Dati. La capacità di utilizzare i dati per la continua ottimizzazione degli assortimenti, dei prezzi e dei carrelli sarà sempre più fondamentale per migliorare la sostenibilità economica delle vendite online, con una focalizzazione sui prezzi dinamici coerenti con il mercato e basati su disponibilità, shelf life, domanda, prezzi dei competitor, sui prodotti suggeriti e sulle promozioni profilate. E sul merchandising digitale, «ancora tutto da sviluppare in termini di visibilità, esperienza utente e creatività commerciale», riprende Liscia, costituito per esempio dai formati famiglia, dall’avancassa virtuale, dai prodotti abbinati, dalle ricette.

«I dati – aggiunge Flora Leoni, head of data, CRM e servizi di Carrefour Italia – non solo servono per potenziare il business, creando efficienza operativa e di marketing, migliorando la customer experience e ottenendo nuove fonti di ricavo, ma per liberare il potenziale omnicanale dei clienti. Dopo l’esperienza del Covid-19, che aveva fatto sperimentare a molti di loro la spesa online, qualcuno è diventato omnicanale e utilizza i due canali in maniera complementare.
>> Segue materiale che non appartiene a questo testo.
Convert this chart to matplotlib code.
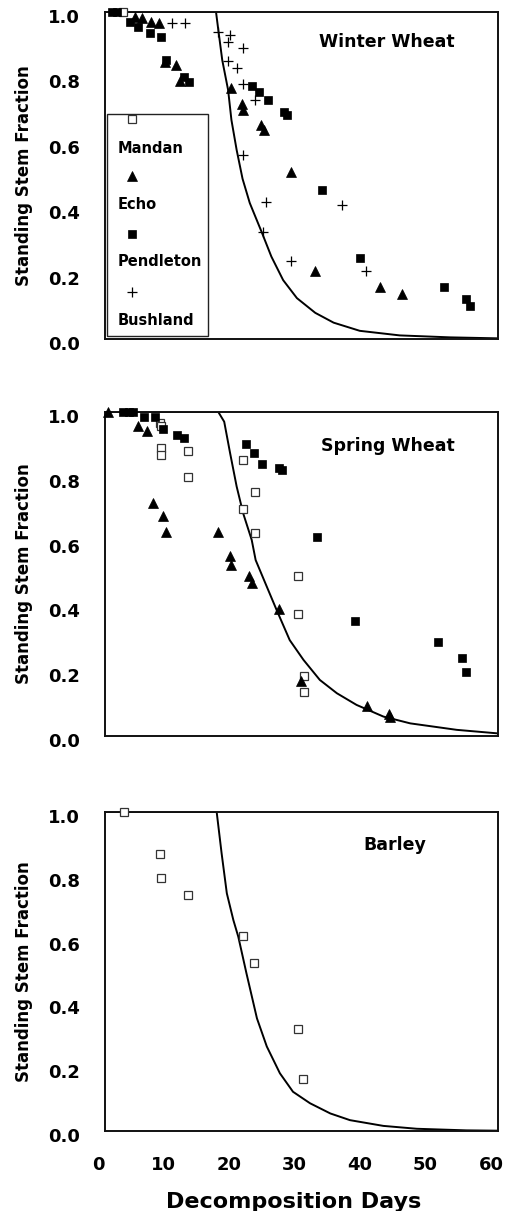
import numpy as np
import matplotlib
matplotlib.use("Agg")
import matplotlib.pyplot as plt
import matplotlib.transforms as mtransforms
from matplotlib.patches import Rectangle

plt.rcParams['font.family'] = ['DejaVu Sans']
plt.rcParams['font.weight'] = 'bold'

# ---- Winter Wheat ----
ww_curve_days = [0, 16.95, 17.3, 17.9, 18.8, 19.3, 20.1, 21.0, 22.1, 23.9, 25.4, 27.2, 29.3, 32.1, 34.9, 38.9, 45.0, 52.7, 60.0]
ww_curve_vals = [1.0, 1.0, 0.945, 0.853, 0.761, 0.67, 0.578, 0.49, 0.416, 0.328, 0.252, 0.18, 0.125, 0.08, 0.05, 0.025, 0.011, 0.005, 0.002]

ww_mandan_days = [2.7]
ww_mandan_vals = [1.0]
ww_echo_days = [4.6, 5.6, 7.0, 8.2, 9.2, 10.8, 11.5, 19.2, 20.9, 21.0, 23.8, 24.3, 28.4, 32.0, 42.0, 45.3]
ww_echo_vals = [0.986, 0.981, 0.97, 0.965, 0.848, 0.838, 0.79, 0.767, 0.72, 0.70, 0.654, 0.64, 0.51, 0.209, 0.16, 0.138]
ww_pend_days = [1.0, 1.8, 3.8, 5.1, 6.8, 8.5, 9.3, 12.0, 12.8, 22.4, 23.5, 24.9, 27.4, 27.8, 33.2, 38.9, 51.7, 55.1, 55.8]
ww_pend_vals = [1.0, 1.0, 0.97, 0.954, 0.936, 0.924, 0.853, 0.80, 0.786, 0.774, 0.755, 0.731, 0.694, 0.685, 0.456, 0.247, 0.16, 0.122, 0.10]
ww_bush_days = [10.3, 12.2, 17.3, 19.1, 18.8, 21.0, 18.8, 20.1, 21.1, 22.9, 21.1, 24.6, 24.1, 28.4, 36.2, 39.9]
ww_bush_vals = [0.966, 0.966, 0.938, 0.93, 0.908, 0.89, 0.85, 0.83, 0.78, 0.73, 0.563, 0.418, 0.328, 0.24, 0.41, 0.208]

# ---- Spring Wheat ----
sw_curve_days = [0, 17.3, 18.2, 19.1, 20.1, 21.1, 22.4, 23.0, 24.7, 26.2, 28.2, 30.3, 32.8, 35.4, 38.4, 42.5, 46.6, 53.7, 60.0]
sw_curve_vals = [1.0, 1.0, 0.97, 0.873, 0.77, 0.687, 0.605, 0.543, 0.461, 0.389, 0.296, 0.235, 0.173, 0.132, 0.096, 0.06, 0.039, 0.019, 0.008]

sw_mandan_days = [8.4, 8.5, 8.5, 8.5, 12.7, 12.7, 21.0, 22.9, 21.0, 22.9, 29.5, 29.5, 30.4, 30.4]
sw_mandan_vals = [0.967, 0.957, 0.888, 0.867, 0.88, 0.80, 0.852, 0.754, 0.70, 0.626, 0.494, 0.376, 0.185, 0.137]
sw_echo_days = [0.5, 5.0, 6.4, 7.3, 8.9, 9.3, 17.3, 19.1, 19.2, 22.0, 22.5, 26.6, 29.9, 40.0, 43.4, 43.5]
sw_echo_vals = [1.0, 0.957, 0.941, 0.718, 0.68, 0.63, 0.63, 0.556, 0.528, 0.494, 0.471, 0.392, 0.171, 0.093, 0.067, 0.06]
sw_pend_days = [2.8, 3.6, 4.3, 6.0, 7.6, 8.8, 11.0, 12.1, 21.6, 22.7, 24.0, 26.6, 27.0, 32.3, 38.2, 50.8, 54.5, 55.1]
sw_pend_vals = [1.0, 1.0, 1.0, 0.985, 0.985, 0.949, 0.93, 0.919, 0.90, 0.874, 0.841, 0.826, 0.82, 0.615, 0.355, 0.291, 0.24, 0.197]

# ---- Barley ----
ba_curve_days = [0, 17.05, 17.8, 18.6, 19.6, 20.35, 21.6, 23.2, 24.7, 26.7, 28.7, 31.3, 34.4, 37.4, 42.5, 47.6, 55.2, 60.0]
ba_curve_vals = [1.0, 1.0, 0.871, 0.745, 0.661, 0.609, 0.494, 0.353, 0.265, 0.181, 0.123, 0.087, 0.055, 0.034, 0.016, 0.007, 0.002, 0.001]
ba_mandan_days = [2.9, 8.4, 8.5, 12.6, 21.0, 22.8, 29.4, 30.3]
ba_mandan_vals = [1.0, 0.867, 0.792, 0.74, 0.611, 0.526, 0.32, 0.162]

series_names = ["Mandan", "Echo", "Pendleton", "Bushland"]
yticks = [0.0, 0.2, 0.4, 0.6, 0.8, 1.0]
xticks = [0, 10, 20, 30, 40, 50, 60]

styles = {
    "Mandan": dict(marker="s", ms=6, mfc="white", mec="#333333", mew=0.9, ls="none"),
    "Echo": dict(marker="^", ms=7.5, mfc="black", mec="black", mew=0.5, ls="none"),
    "Pendleton": dict(marker="s", ms=5.8, mfc="black", mec="black", mew=0.5, ls="none"),
    "Bushland": dict(marker="+", ms=7.5, mec="black", mew=0.9, ls="none"),
}

W, H = 505, 1211
fig = plt.figure(figsize=(W / 100, H / 100), dpi=100)

# tick labels in the original sit a little left / below their ticks
x_shift = mtransforms.ScaledTranslation(-7 / 100, 0, fig.dpi_scale_trans)
y_shift = mtransforms.ScaledTranslation(0, -4 / 100, fig.dpi_scale_trans)


def make_ax(top, bottom):
    ax = fig.add_axes([105 / W, 1 - bottom / H, 393 / W, (bottom - top) / H])
    ax.set_xlim(0, 60)
    ax.set_ylim(0, 1.0)
    ax.set_yticks(yticks)
    ax.set_yticklabels(["%.1f" % v for v in yticks])
    ax.set_xticks(xticks)
    ax.tick_params(length=0, labelsize=13, pad=18)
    for lab in ax.get_yticklabels():
        lab.set_transform(lab.get_transform() + y_shift)
    for lab in ax.get_xticklabels():
        lab.set_transform(lab.get_transform() + x_shift)
    for s in ax.spines.values():
        s.set_linewidth(1.4)
        s.set_color("#111111")
    ax.set_ylabel("Standing Stem Fraction", fontsize=12, fontweight="bold")
    ax.yaxis.set_label_coords(-72 / 393, 0.5)
    return ax

ax1 = make_ax(12, 339)
ax2 = make_ax(412, 736)
ax3 = make_ax(812, 1131)

for ax in (ax1, ax2):
    ax.tick_params(axis="x", labelbottom=False)

# curves
ax1.plot(ww_curve_days, ww_curve_vals, color="black", lw=1.4, zorder=2)
ax2.plot(sw_curve_days, sw_curve_vals, color="black", lw=1.4, zorder=2)
ax3.plot(ba_curve_days, ba_curve_vals, color="black", lw=1.4, zorder=2)

# points
ax1.plot(ww_mandan_days, ww_mandan_vals, clip_on=False, zorder=3, **styles["Mandan"])
ax1.plot(ww_echo_days, ww_echo_vals, clip_on=False, zorder=3, **styles["Echo"])
ax1.plot(ww_pend_days, ww_pend_vals, clip_on=False, zorder=3, **styles["Pendleton"])
ax1.plot(ww_bush_days, ww_bush_vals, clip_on=False, zorder=3, **styles["Bushland"])

ax2.plot(sw_mandan_days, sw_mandan_vals, clip_on=False, zorder=3, **styles["Mandan"])
ax2.plot(sw_echo_days, sw_echo_vals, clip_on=False, zorder=3, **styles["Echo"])
ax2.plot(sw_pend_days, sw_pend_vals, clip_on=False, zorder=3, **styles["Pendleton"])

ax3.plot(ba_mandan_days, ba_mandan_vals, clip_on=False, zorder=3, **styles["Mandan"])

# panel titles
ax1.text(0.718, 0.908, "Winter Wheat", transform=ax1.transAxes, ha="center", va="center", fontsize=12.5, fontweight="bold")
ax2.text(0.72, 0.895, "Spring Wheat", transform=ax2.transAxes, ha="center", va="center", fontsize=12.5, fontweight="bold")
ax3.text(0.738, 0.897, "Barley", transform=ax3.transAxes, ha="center", va="center", fontsize=12.5, fontweight="bold")

# legend box (marker above name, as in the original)
ax1.add_patch(Rectangle((0.004, 0.010), 0.259, 0.678, transform=ax1.transAxes,
                        facecolor="white", edgecolor="#222222", lw=1.0, zorder=4))
marker_rows = [0.673, 0.498, 0.321, 0.145]
label_rows = [0.584, 0.410, 0.236, 0.058]
for name, my, ly in zip(series_names, marker_rows, label_rows):
    ax1.plot([0.068], [my], transform=ax1.transAxes, zorder=5, clip_on=False, **styles[name])
    ax1.text(0.031, ly, name, transform=ax1.transAxes, ha="left", va="center",
             fontsize=10.5, fontweight="bold", zorder=5)

ax3.set_xlabel("Decomposition Days", fontsize=16, fontweight="bold")
ax3.xaxis.set_label_coords(0.48, -0.191)

fig.savefig("out.png", dpi=100)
È solo l’1% della base clienti, ma sviluppa il 3% del fatturato di Carrefour e genera il 22% in più di fatturato con un carrello più pesante del 7% e un aumento della frequenza d’acquisto del +15%. Dobbiamo insistere nel nutrire questa tipologia di clienti perché è da lì che estrarremo il vero valore per l’insegna».

Liscia enumera infine altre sfide rilevanti che il comparto si troverà ad affrontare, come il ruolo dell’e-commerce per i negozi di prossimità nel quadro di un ridisegno dei centri urbani, quello dei marketplace per l’export, con l’ingresso in campo di grandi retailer e quello della sostenibilità ambientale dell’e-commerce (su cui Netcomm aprirà un tavolo di lavoro) che si preannuncia un tema molto caldo, a giudicare dalle indiscrezioni sull’intenzione del Governo di introdurre nella legge di Bilancio una apposita tassazione per i mezzi ad elevato impatto ambientale utilizzati per la consegna dei prodotti acquistati online.